Si on retire les revenus de la drogue ainsi que ceux des trafics parallèles et l'aide internationale, le pays est exsangue. Dans les semaines qui vont suivre, ou c'est la révolte, ou c'est l'exode.

C'est dans ce contexte que doit avoir lieu, le 20 août prochain, l'élection d'un nouveau président de la République. Je me permets de vous rappeler qu'en 2004, l'organisation de la même élection a coûté 200 millions de dollars à la communauté internationale, alors que le budget annuel du pays est de 300 millions de dollars. Les conditions de l'élection n'étaient pas réunies : pas de réflexion préparatoire, pas de recensement, pas de cartes d'identité.

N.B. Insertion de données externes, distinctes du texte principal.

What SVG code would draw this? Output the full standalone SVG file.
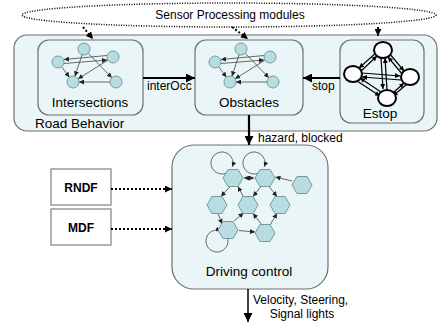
<svg xmlns="http://www.w3.org/2000/svg" xmlns:xlink="http://www.w3.org/1999/xlink" width="440" height="325" viewBox="0 0 440 325">
<style>
.box{fill:#e9f5f6;stroke:#707070;stroke-width:1.2}
.lbl{font-family:"Liberation Sans",Arial,sans-serif;font-size:13.5px;fill:#000}
.sm{font-family:"Liberation Sans",Arial,sans-serif;font-size:12px;fill:#000}
.bold{font-family:"Liberation Sans",Arial,sans-serif;font-size:12px;font-weight:bold;fill:#000}
.nd{fill:#b8dde1;stroke:#6f8f95;stroke-width:0.9}
.e{stroke:#444;stroke-width:0.8;fill:none;marker-end:url(#as)}
.thick{stroke:#000;stroke-width:2.2;fill:none;marker-end:url(#ah)}
.dot{stroke:#000;stroke-width:2;stroke-dasharray:2 2;fill:none;marker-end:url(#ad)}
.es{fill:#fff;stroke:#000;stroke-width:2}
.ee{stroke:#000;stroke-width:1.2;fill:none;marker-end:url(#ae)}
</style>
<defs>
<marker id="as" markerUnits="userSpaceOnUse" markerWidth="5" markerHeight="5" refX="5" refY="2.5" orient="auto"><path d="M0,0 L5,2.5 L0,5 z" fill="#222"/></marker>
<marker id="ah" markerUnits="userSpaceOnUse" markerWidth="9" markerHeight="9" refX="9" refY="4.5" orient="auto"><path d="M0,0 L9,4.5 L0,9 z" fill="#000"/></marker>
<marker id="ad" markerUnits="userSpaceOnUse" markerWidth="7" markerHeight="7" refX="7" refY="3.5" orient="auto"><path d="M0,0 L7,3.5 L0,7 z" fill="#000"/></marker>
<marker id="ae" markerUnits="userSpaceOnUse" markerWidth="5" markerHeight="5" refX="5" refY="2.5" orient="auto"><path d="M0,0 L5,2.5 L0,5 z" fill="#000"/></marker>
<polygon id="hex" points="-10,0 -5,-8.5 5,-8.5 10,0 5,8.5 -5,8.5" class="nd"/>
<g id="mini">
<line class="e" x1="107" y1="55.5" x2="64" y2="59.5"/>
<line class="e" x1="64" y1="63.5" x2="107" y2="60"/>
<line class="e" x1="82.1" y1="54.7" x2="74.9" y2="76.3"/>
<line class="e" x1="88.2" y1="53.3" x2="111.8" y2="77.7"/>
<line class="e" x1="107.9" y1="60.2" x2="78.1" y2="78.8"/>
<line class="e" x1="61.6" y1="66.8" x2="69.4" y2="77.2"/>
<line class="e" x1="110" y1="82" x2="79" y2="82"/>
<circle class="nd" cx="84" cy="49" r="6"/>
<circle class="nd" cx="58" cy="62" r="6"/>
<circle class="nd" cx="113" cy="57" r="6"/>
<circle class="nd" cx="73" cy="82" r="6"/>
<circle class="nd" cx="116" cy="82" r="6"/>
</g>
</defs>
<rect width="440" height="325" fill="#fff"/>

<g id="sensor">
<ellipse cx="229" cy="15" rx="207" ry="12" fill="none" stroke="#000" stroke-width="1.5" stroke-dasharray="1 1.5"/>
<text class="sm" x="230" y="19" text-anchor="middle">Sensor Processing modules</text>
</g>

<g id="roadBehavior">
<rect class="box" x="14" y="35" width="423" height="96" rx="13"/>
<text class="lbl" x="35" y="128">Road Behavior</text>
</g>

<g id="intersections">
<rect class="box" x="38" y="40" width="105" height="75" rx="11"/>
<use xlink:href="#mini" href="#mini"/>
<text class="lbl" x="90" y="107" text-anchor="middle">Intersections</text>
</g>

<g id="obstacles">
<rect class="box" x="195" y="40" width="108" height="75" rx="11"/>
<use xlink:href="#mini" href="#mini" x="157"/>
<text class="lbl" x="249" y="107" text-anchor="middle">Obstacles</text>
</g>

<g id="estop">
<rect class="box" x="340" y="40" width="84" height="83" rx="11"/>
<line class="ee" x1="377" y1="52" x2="359" y2="68"/>
<line class="ee" x1="360" y1="72" x2="377" y2="56"/>
<line class="ee" x1="389" y1="53" x2="404" y2="71"/>
<line class="ee" x1="403" y1="75" x2="388" y2="57"/>
<line class="ee" x1="357" y1="81" x2="380" y2="96"/>
<line class="ee" x1="381" y1="92" x2="360" y2="78"/>
<line class="ee" x1="407" y1="84" x2="393" y2="96"/>
<line class="ee" x1="394" y1="92" x2="404" y2="83"/>
<line class="ee" x1="381" y1="58" x2="383" y2="89"/>
<line class="ee" x1="387" y1="90" x2="385" y2="58"/>
<line class="ee" x1="362" y1="73" x2="400" y2="76"/>
<line class="ee" x1="401" y1="80" x2="362" y2="77"/>
<ellipse class="es" cx="383" cy="50" rx="9" ry="8"/>
<ellipse class="es" cx="353" cy="74" rx="9" ry="8"/>
<ellipse class="es" cx="410" cy="77" rx="9" ry="8"/>
<ellipse class="es" cx="387" cy="98" rx="9" ry="8"/>
<text class="lbl" x="380" y="118" text-anchor="middle">Estop</text>
</g>

<g id="drivingControl">
<rect class="box" x="172" y="145" width="156" height="144" rx="22"/>
<line class="e" x1="245" y1="178" x2="254" y2="178"/>
<line class="e" x1="253" y1="178" x2="244" y2="178"/>
<line class="e" x1="292" y1="181" x2="275.5" y2="177"/>
<line class="e" x1="230" y1="186.5" x2="221" y2="196.5"/>
<line class="e" x1="218" y1="213.5" x2="222" y2="224"/>
<line class="e" x1="234" y1="221" x2="243.5" y2="213"/>
<line class="e" x1="239" y1="230.5" x2="255" y2="232"/>
<line class="e" x1="270" y1="225" x2="277" y2="213.5"/>
<line class="e" x1="244" y1="198" x2="238" y2="186.5"/>
<line class="e" x1="269" y1="186.5" x2="277" y2="196.5"/>
<line class="e" x1="261" y1="186.5" x2="253" y2="196.5"/>
<line class="e" x1="262" y1="225" x2="253" y2="213.5"/>
<path class="e" d="M225.8,173.3 A11,11 0 1 1 232.3,166.8"/>
<path class="e" d="M257.8,173.3 A11,11 0 1 1 264.3,166.8"/>
<path class="e" d="M227.3,237.2 A11,11 0 1 1 220.8,230.7"/>
<use xlink:href="#hex" href="#hex" x="233" y="178"/>
<use xlink:href="#hex" href="#hex" x="265" y="178"/>
<use xlink:href="#hex" href="#hex" x="302" y="185"/>
<use xlink:href="#hex" href="#hex" x="217" y="205"/>
<use xlink:href="#hex" href="#hex" x="248" y="205"/>
<use xlink:href="#hex" href="#hex" x="280" y="205"/>
<use xlink:href="#hex" href="#hex" x="228" y="230"/>
<use xlink:href="#hex" href="#hex" x="265" y="233"/>
<text class="lbl" x="249" y="276" text-anchor="middle">Driving control</text>
</g>

<g id="rndf">
<rect x="51" y="169" width="60" height="36" fill="#fff" stroke="#808080" stroke-width="1.2"/>
<text class="bold" x="81" y="192" text-anchor="middle">RNDF</text>
</g>
<g id="mdf">
<rect x="51" y="209" width="60" height="36" fill="#fff" stroke="#808080" stroke-width="1.2"/>
<text class="bold" x="81" y="232" text-anchor="middle">MDF</text>
</g>

<g id="connectors">
<line class="dot" x1="83" y1="27" x2="93" y2="39"/>
<line class="dot" x1="232" y1="27" x2="248" y2="39"/>
<line class="dot" x1="378" y1="27" x2="378" y2="36"/>
<line class="thick" x1="143" y1="78" x2="195" y2="78"/>
<text class="sm" x="147" y="90">interOcc</text>
<line class="thick" x1="340" y1="78" x2="303" y2="78"/>
<text class="sm" x="312" y="90">stop</text>
<line class="thick" x1="249" y1="115" x2="249" y2="145"/>
<text class="sm" x="258" y="142">hazard, blocked</text>
<line class="dot" x1="111" y1="189" x2="172" y2="189"/>
<line class="dot" x1="111" y1="229" x2="172" y2="229"/>
<line stroke="#000" stroke-width="1.5" marker-end="url(#ah)" x1="248" y1="289" x2="248" y2="322"/>
<text class="sm" x="253" y="304">Velocity, Steering,</text>
<text class="sm" x="302" y="318" text-anchor="middle">Signal lights</text>
</g>
</svg>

C'est l'ONU et la communauté internationale qui ont fait pression pour bâcler ce scrutin. Depuis 30 ans, le peuple afghan attend un recensement qui est toujours repoussé pour des raisons politiques : on ne veut pas connaître avec exactitude la composition ethnique du pays qui pourrait permettre un meilleur partage des pouvoirs.

Le peuple afghan sait très bien ce qu'est la démocratie. Il sait aussi que, cette fois encore, ce n'est pas lui qui élira le prochain président. La démocratie a un coût que les Afghans ne peuvent pas financer. Tout le monde sait très bien que le prochain président afghan ne saurait être élu sans votre accord.

Au nom de mes compatriotes, je souhaite que ce nouveau président s'engage à rendre des comptes à la fin de son mandat, qu'il ait un programme politique, une équipe compétente, avec une véritable stratégie de reconstruction qui tienne compte des contraintes économiques, sociales et environnementales. Il faut redonner au peuple afghan les moyens de sa dignité. Cela passe notamment par l'accès des paysans à la terre, souvent confisquée par les chefs de guerre, une meilleure gestion de l'eau, la création d'emplois pour des millions d'artisans, de commerçants, industriels, banquiers...

Puisque le suffrage universel dans les conditions actuelles n'a aucune valeur et ne sanctionne absolument pas la politique menée, la communauté internationale doit exiger des résultats qui répondent à l'immense espoir que les Afghans ont mis dans votre arrivée au pouvoir.

Croyez, Monsieur le Président, à mes souhaits les plus sincères pour la réussite de votre immense tâche.